Factual error: While the show always made it winter time by having snow on everything (salt piles strewn about) and icicles on all the windows, this episode has an actual date of occurrence, June 6, 1944. They help to solve the snow on the set by taping the whole episode inside. However, the windows still all have the ice formations on them. It's late spring.
Factual error: In several episodes, Hogan's men communicate by radio with a British submarine, and the dialog hints that the sub is submerged at the time. During the WWII era, submarines could not communicate by radio without surfacing first. In most episodes one might argue that the sub could be running shallow with a mast up, which would perhaps be within the technical possibilities of the era, but in this episode, the sub is talking to Hogan's men while under attack by a destroyer. This pretty much rules out running at periscope depth, because ramming was regularly-used tactic for killing subs that were in the process of diving or surfacing. To avoid confusion: Nowadays, subs can communicate while running several hundred feet deep by using VLF and ELF. However, these are definitely not capable of transmitting voice, but are text-only.

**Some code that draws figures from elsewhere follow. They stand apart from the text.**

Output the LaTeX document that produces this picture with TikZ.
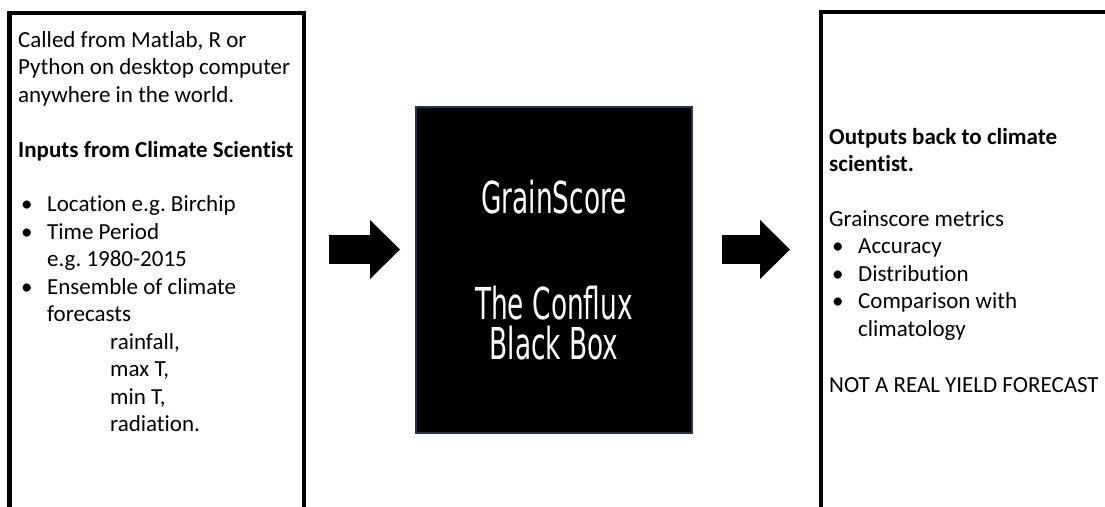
\documentclass[tikz,border=0pt]{standalone}
\usepackage{fontspec}
\setmainfont{Carlito}[Ligatures={NoCommon}]
\newfontfamily\boxfont[FakeStretch=0.6]{DejaVu Sans}
\usepackage{tikz}
\usetikzlibrary{arrows.meta, positioning}
\definecolor{cframe}{RGB}{35,52,82}
\newcommand{\itm}{\makebox[29pt][l]{\hspace*{3pt}\textbullet}}
\newcommand{\ind}{\hspace*{29pt}}
\newcommand{\subind}{\hspace*{92pt}}
\frenchspacing

\begin{document}
\begin{tikzpicture}[
    x=1pt, y=-1pt,
    every node/.style={font=\fontsize{23}{27.5}\selectfont},
    panel/.style={draw, line width=4.5pt, minimum width=294.5pt, minimum height=520pt,
        inner sep=0pt, outer sep=0pt, anchor=north west},
    listtext/.style={align=left, inner sep=0pt, anchor=north west},
    blockarrow/.style={line width=29pt, -{Triangle[length=30pt, width=59pt, line width=0pt]}},
]
    \useasboundingbox (0,0) rectangle (1105,506);
    \clip (0,0) rectangle (1105,506);

    % Side panels (run off the bottom of the slide)
    \node[panel] (inputs) at (9.5,13) {};
    \node[panel, minimum width=300pt] (outputs) at (821,12) {};

    % The black box
    \node[fill=black, draw=cframe, line width=1.2pt, minimum width=276pt, minimum height=326pt,
        inner sep=0pt, outer sep=0pt, text=white, align=center,
        font=\boxfont\fontsize{44}{40}\selectfont] (conflux) at (554,270)
        {GrainScore\\[66pt]The Conflux\\Black Box};

    % Inputs
    \node[listtext] (intext) at ([xshift=8.5pt, yshift=-14.75pt]inputs.north west)
        {\strut Called from Matlab, R or\\
         Python on desktop computer\\
         anywhere in the world.\\[28pt]
         \textbf{Inputs from Climate Scientist}\\[26.5pt]
         \itm Location e.g. Birchip\\
         \itm Time Period\\
         \ind e.g. 1980-2015\\
         \itm Ensemble of climate\\
         \ind forecasts\\
         \subind rainfall,\\
         \subind max T,\\
         \subind min T,\\
         \subind radiation.};

    % Outputs
    \node[listtext] (outtext) at ([xshift=8pt, yshift=-112.75pt]outputs.north west)
        {\strut\textbf{Outputs back to climate}\\
         \textbf{scientist.}\\[27pt]
         Grainscore metrics\\
         \itm Accuracy\\
         \itm Distribution\\
         \itm Comparison with\\
         \ind climatology\\[28.5pt]
         NOT A REAL YIELD FORECAST};

    % Block arrows
    \coordinate (arrowrow) at (0,249.5);
    \coordinate (inA) at ([xshift=25pt]inputs.east |- arrowrow);
    \coordinate (outA) at ([xshift=30pt]conflux.east |- arrowrow);
    \draw[blockarrow] (inA) -- ([xshift=-16pt]conflux.west |- arrowrow);
    \draw[blockarrow] (outA) -- ([xshift=-31pt]outputs.west |- arrowrow);
\end{tikzpicture}
\end{document}
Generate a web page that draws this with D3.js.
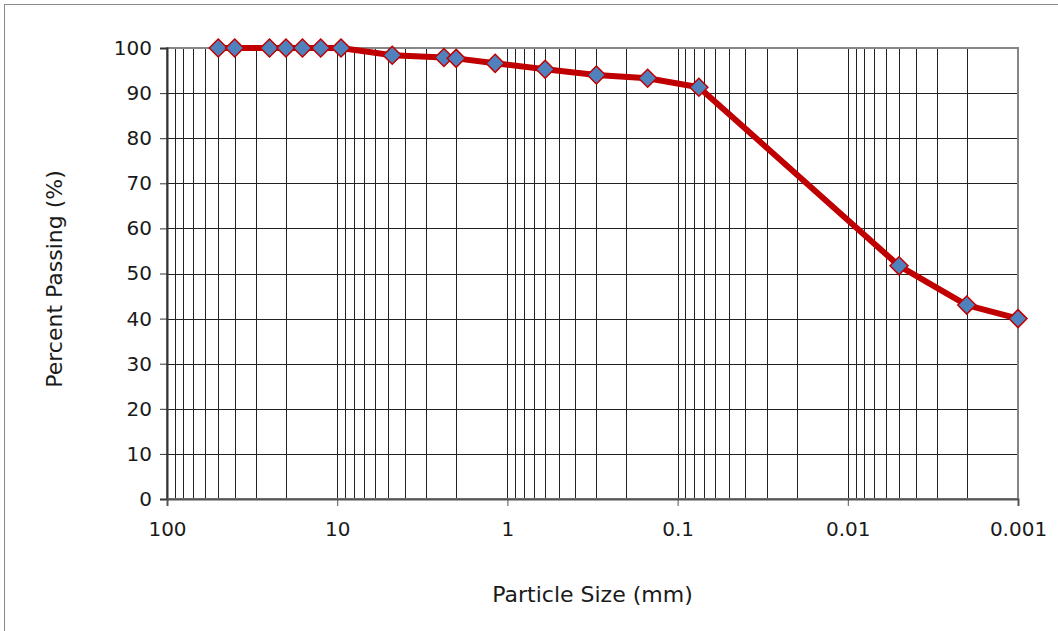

Factual error: Towards the end of the episode, Burkhalter gets a call from a General Seidenbaum. Anybody with such a "Jewish" name would have been weeded out of the officer corps by the Nazis. In fact, anyone of that name would have had great trouble even getting his Ariernachweis (proof or aryan ancestry), and without carrying a copy with him he could not have opened a charge account at the local bakery. Most people with such names (those who managed to pass the Nazi board of racial review) had them changed to more "German" ones like Müller or Schmidt to escape the constant bullying. A little bit of background on "jewish" names: At some time during the medieval period, Jews in the German Reich who traditionally didn't use last names were forced to have them. Many selected names like Gruenbaum, Cornfield, etc. Which over time were perceived as "typical Jewish" names, even though many bearers weren't even of Jewish faith any more.
Factual error: All through this episode, characters keep referring to the river the bridge *du jour* spans as "The Düsseldorf" or "Düsseldorf river." The city of Düsseldorf is situated on the river Rhine - there is no "Düsseldorf river." It's a well known fact that the producers were hardly geography whizzes, but not knowing the Rhine is bad even by their standards. Curiously enough, there kinda is a "Düsseldorf river" called the Düssel, and it meets the Rhine there. The Düssel however is a small streamlet that a well-trained man could probably jump over - so the mistake is still a valid one.
Factual error: In this episode, the Royal Navy submarine that acts as a radio relay for Hogan's men is hunted by a destroyer. Like in most such Hollywood scenes, depth charges are seen exploding right next to the submarine, which just shrugs the blasts off. In reality, any depth charge that went off closer than 100 meters was instantly deadly to a submerged sub.